WHAT NEEDS TO BE DONE:
Give back exactly the lines from the beginning of the listing below to the line holding "from matplotlib.ticker import", both ends included; the pictures stay out.

**********

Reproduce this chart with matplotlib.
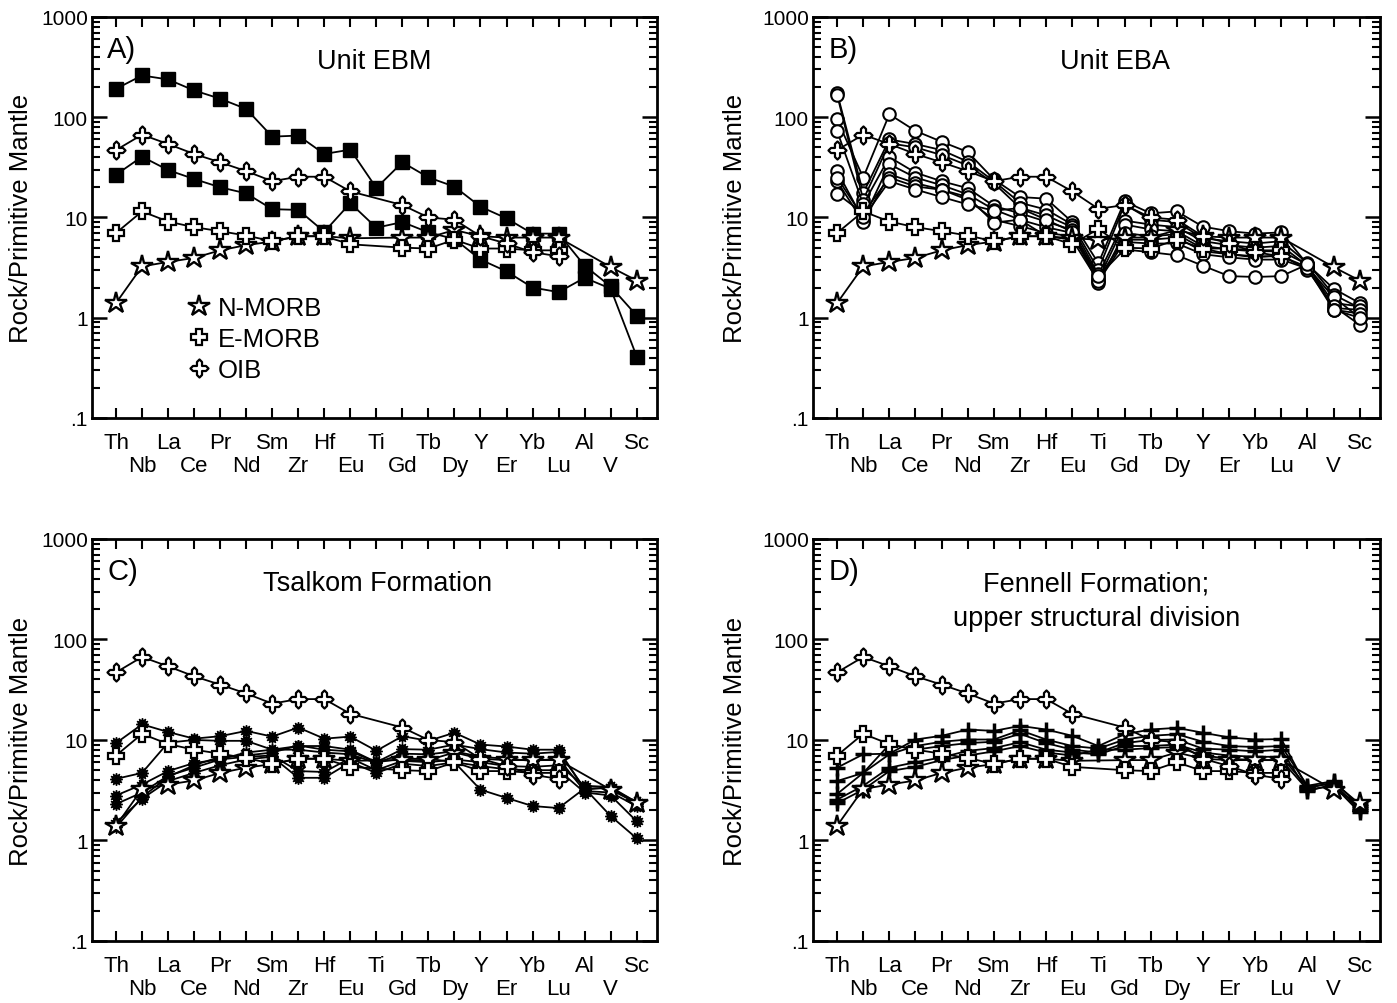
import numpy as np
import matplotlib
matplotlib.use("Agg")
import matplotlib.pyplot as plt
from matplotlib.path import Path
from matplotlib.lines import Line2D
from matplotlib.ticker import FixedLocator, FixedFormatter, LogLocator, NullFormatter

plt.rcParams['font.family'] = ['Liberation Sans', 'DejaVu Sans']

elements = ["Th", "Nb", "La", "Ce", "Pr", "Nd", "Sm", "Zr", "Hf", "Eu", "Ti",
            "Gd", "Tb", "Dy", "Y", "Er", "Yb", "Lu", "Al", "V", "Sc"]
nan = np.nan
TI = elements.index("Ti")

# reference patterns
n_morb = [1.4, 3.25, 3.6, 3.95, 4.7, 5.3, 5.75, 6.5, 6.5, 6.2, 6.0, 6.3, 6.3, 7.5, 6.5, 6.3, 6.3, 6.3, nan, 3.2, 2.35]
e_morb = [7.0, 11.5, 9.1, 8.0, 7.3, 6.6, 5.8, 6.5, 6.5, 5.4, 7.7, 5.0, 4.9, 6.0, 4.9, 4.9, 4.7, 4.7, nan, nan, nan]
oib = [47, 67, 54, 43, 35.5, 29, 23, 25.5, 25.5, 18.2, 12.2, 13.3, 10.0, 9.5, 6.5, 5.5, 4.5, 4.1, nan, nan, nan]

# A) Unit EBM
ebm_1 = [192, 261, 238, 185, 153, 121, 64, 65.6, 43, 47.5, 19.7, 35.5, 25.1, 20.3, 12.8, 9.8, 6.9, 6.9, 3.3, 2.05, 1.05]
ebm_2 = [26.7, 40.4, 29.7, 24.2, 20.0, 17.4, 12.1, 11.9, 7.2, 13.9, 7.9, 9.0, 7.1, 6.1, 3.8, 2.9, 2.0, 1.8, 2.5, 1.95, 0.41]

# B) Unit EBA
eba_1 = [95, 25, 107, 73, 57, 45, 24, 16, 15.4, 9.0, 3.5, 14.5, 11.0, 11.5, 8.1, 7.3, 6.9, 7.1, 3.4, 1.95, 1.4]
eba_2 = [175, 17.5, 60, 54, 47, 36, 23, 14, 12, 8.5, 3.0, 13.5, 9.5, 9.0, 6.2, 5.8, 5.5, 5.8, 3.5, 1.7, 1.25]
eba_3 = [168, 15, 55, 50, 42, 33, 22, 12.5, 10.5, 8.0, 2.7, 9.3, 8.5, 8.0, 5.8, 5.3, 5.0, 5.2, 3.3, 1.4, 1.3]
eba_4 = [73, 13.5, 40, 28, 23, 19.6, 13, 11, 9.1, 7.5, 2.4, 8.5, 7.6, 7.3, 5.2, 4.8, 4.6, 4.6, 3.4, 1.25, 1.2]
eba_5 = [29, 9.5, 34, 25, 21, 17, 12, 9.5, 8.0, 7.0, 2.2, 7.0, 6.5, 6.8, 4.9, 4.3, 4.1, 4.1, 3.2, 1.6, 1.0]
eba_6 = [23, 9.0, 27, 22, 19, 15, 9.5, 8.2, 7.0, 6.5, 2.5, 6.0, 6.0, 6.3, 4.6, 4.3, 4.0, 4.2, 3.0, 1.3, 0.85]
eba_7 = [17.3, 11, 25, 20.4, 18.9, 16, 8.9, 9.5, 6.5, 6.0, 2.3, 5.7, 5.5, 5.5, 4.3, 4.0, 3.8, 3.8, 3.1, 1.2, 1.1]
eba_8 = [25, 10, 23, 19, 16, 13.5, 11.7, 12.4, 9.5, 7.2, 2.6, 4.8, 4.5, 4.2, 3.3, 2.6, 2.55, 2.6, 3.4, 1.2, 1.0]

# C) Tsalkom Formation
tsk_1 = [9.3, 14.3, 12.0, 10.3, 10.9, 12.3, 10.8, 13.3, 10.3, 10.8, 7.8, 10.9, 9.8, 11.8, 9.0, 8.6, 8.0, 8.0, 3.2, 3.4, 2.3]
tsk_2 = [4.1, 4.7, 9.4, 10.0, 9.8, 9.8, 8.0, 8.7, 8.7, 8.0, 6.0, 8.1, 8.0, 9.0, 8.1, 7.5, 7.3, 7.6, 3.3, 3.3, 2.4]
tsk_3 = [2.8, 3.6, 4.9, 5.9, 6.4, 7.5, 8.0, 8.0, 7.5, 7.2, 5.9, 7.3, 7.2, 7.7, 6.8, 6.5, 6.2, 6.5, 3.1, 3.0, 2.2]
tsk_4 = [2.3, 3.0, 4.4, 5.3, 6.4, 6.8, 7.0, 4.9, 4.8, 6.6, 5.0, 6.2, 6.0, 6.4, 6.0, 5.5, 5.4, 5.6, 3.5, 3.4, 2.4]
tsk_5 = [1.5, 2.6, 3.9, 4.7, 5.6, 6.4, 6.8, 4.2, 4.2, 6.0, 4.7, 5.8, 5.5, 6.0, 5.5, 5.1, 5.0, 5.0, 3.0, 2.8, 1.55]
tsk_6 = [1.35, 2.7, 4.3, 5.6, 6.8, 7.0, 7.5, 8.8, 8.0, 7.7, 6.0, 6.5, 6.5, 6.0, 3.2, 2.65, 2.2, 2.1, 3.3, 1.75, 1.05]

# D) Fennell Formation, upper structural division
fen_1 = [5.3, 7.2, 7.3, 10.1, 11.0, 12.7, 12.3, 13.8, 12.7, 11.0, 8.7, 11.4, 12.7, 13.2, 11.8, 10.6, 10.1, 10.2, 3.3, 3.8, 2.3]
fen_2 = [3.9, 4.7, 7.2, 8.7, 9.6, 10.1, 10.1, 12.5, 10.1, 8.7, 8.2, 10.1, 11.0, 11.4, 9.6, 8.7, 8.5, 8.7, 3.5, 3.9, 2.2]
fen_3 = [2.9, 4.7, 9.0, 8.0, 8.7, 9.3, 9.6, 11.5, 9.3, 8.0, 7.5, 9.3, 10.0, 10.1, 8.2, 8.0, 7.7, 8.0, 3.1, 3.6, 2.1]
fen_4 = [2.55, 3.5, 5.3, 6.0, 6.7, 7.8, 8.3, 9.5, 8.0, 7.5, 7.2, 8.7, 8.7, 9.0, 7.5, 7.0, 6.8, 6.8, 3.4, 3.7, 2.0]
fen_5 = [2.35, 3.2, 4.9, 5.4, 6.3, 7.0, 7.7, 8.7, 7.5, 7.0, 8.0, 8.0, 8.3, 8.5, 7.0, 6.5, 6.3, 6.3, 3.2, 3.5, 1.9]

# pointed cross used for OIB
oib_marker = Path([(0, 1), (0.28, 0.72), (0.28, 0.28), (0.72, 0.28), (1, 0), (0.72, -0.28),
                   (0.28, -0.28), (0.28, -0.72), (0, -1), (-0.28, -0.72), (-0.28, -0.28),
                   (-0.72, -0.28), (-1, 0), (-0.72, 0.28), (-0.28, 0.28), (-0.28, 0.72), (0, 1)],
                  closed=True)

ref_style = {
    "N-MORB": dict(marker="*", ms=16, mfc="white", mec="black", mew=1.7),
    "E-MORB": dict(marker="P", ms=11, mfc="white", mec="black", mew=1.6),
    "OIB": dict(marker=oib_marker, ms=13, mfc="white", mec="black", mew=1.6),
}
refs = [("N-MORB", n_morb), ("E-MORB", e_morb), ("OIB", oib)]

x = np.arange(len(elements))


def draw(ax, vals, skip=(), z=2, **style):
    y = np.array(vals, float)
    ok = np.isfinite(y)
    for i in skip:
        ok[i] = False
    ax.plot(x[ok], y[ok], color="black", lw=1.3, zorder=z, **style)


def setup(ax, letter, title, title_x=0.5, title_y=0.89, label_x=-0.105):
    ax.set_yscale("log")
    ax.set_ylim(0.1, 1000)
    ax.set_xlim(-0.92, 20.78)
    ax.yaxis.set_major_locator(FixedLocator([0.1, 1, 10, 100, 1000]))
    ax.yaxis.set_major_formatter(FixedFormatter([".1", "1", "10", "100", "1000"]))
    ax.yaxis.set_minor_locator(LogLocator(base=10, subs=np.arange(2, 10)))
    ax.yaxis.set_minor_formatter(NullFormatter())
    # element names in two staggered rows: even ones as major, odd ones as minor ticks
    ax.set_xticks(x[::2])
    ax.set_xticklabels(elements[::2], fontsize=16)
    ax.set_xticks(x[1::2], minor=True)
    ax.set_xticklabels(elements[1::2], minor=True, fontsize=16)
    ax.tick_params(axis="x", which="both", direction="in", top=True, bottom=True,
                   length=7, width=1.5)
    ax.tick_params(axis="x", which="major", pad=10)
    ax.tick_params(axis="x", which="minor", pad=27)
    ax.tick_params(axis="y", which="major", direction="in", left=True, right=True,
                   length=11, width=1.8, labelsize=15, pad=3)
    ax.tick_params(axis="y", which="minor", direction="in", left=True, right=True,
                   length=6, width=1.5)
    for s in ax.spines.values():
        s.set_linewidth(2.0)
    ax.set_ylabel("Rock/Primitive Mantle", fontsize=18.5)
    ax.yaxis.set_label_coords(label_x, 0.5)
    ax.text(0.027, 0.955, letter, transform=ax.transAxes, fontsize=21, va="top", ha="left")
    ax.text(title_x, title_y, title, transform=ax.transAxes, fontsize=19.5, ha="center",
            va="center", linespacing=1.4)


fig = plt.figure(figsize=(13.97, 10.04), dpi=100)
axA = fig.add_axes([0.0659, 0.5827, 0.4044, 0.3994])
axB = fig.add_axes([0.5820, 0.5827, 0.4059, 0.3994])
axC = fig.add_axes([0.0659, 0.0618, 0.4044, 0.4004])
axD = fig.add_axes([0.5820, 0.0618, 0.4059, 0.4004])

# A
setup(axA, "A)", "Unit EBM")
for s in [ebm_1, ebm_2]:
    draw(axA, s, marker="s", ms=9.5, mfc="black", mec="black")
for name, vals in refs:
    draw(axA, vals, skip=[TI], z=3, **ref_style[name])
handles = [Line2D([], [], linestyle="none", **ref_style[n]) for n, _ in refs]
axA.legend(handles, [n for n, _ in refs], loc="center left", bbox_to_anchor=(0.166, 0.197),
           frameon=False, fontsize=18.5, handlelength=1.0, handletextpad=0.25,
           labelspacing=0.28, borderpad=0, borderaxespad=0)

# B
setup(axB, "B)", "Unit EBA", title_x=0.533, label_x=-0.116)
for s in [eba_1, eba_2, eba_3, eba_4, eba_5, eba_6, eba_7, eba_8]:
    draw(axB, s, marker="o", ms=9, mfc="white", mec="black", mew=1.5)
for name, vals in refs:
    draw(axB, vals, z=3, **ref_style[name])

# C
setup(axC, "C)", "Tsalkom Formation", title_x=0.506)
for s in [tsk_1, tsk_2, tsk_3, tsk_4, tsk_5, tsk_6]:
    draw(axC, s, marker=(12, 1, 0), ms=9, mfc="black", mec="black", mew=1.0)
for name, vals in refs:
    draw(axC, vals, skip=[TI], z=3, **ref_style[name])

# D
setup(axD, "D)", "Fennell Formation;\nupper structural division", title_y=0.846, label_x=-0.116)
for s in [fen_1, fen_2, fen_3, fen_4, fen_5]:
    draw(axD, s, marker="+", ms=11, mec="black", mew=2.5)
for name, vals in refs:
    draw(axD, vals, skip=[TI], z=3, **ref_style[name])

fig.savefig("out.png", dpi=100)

**********

FINISHED TASK:
Reproduce this chart with matplotlib.
import numpy as np
import matplotlib
matplotlib.use("Agg")
import matplotlib.pyplot as plt
from matplotlib.path import Path
from matplotlib.lines import Line2D
from matplotlib.ticker import FixedLocator, FixedFormatter, LogLocator, NullFormatter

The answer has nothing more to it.